In this presentation I present my work on the dynamic human-landscape relationship of the eastern Seneca Haudenosaunee community in the 17th and 18th centuries. Through a multiscalar approach that combines archaeological data, textual sources, insights from Haudenosaunee scholars, and Geographical Information Systems (GIS) mapping, I examine how Seneca processes of landscape use and modification changed in relation to political/economic circumstances. Within the context of the 200-year Seneca site sequence, my material analyses focus on identification of archaeologically-recovered charcoal from three sites—Ganondagan, White Springs, and Townley-Read—successively occupied by the same community under variable political and economic conditions (ca. 1670–1754 CE).

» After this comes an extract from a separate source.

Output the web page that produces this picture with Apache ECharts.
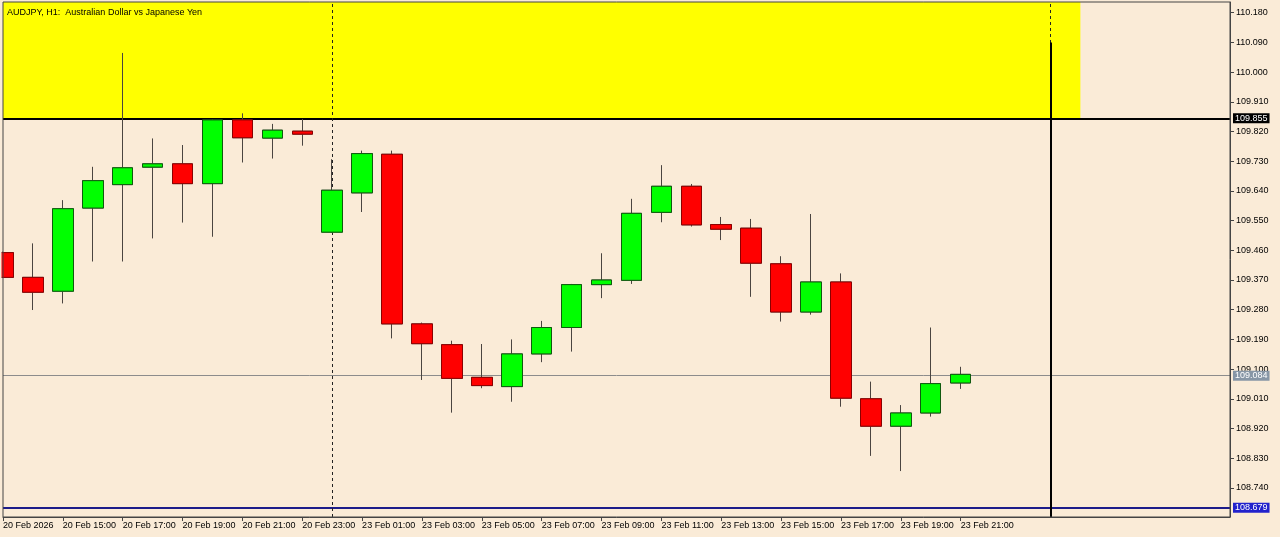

Finding strong evidence for contextually different uses of wood and forms of Seneca landscape stewardship, I conclude that that the Seneca community maintained and re-created culturally meaningful relationships with the landscape through a period of difficulty and change. I will locate this research within the ongoing work of the White Springs Archaeological Project and its efforts to reveal the contours of Seneca daily life at the ca. 1688–1715 town, located near Geneva, NY.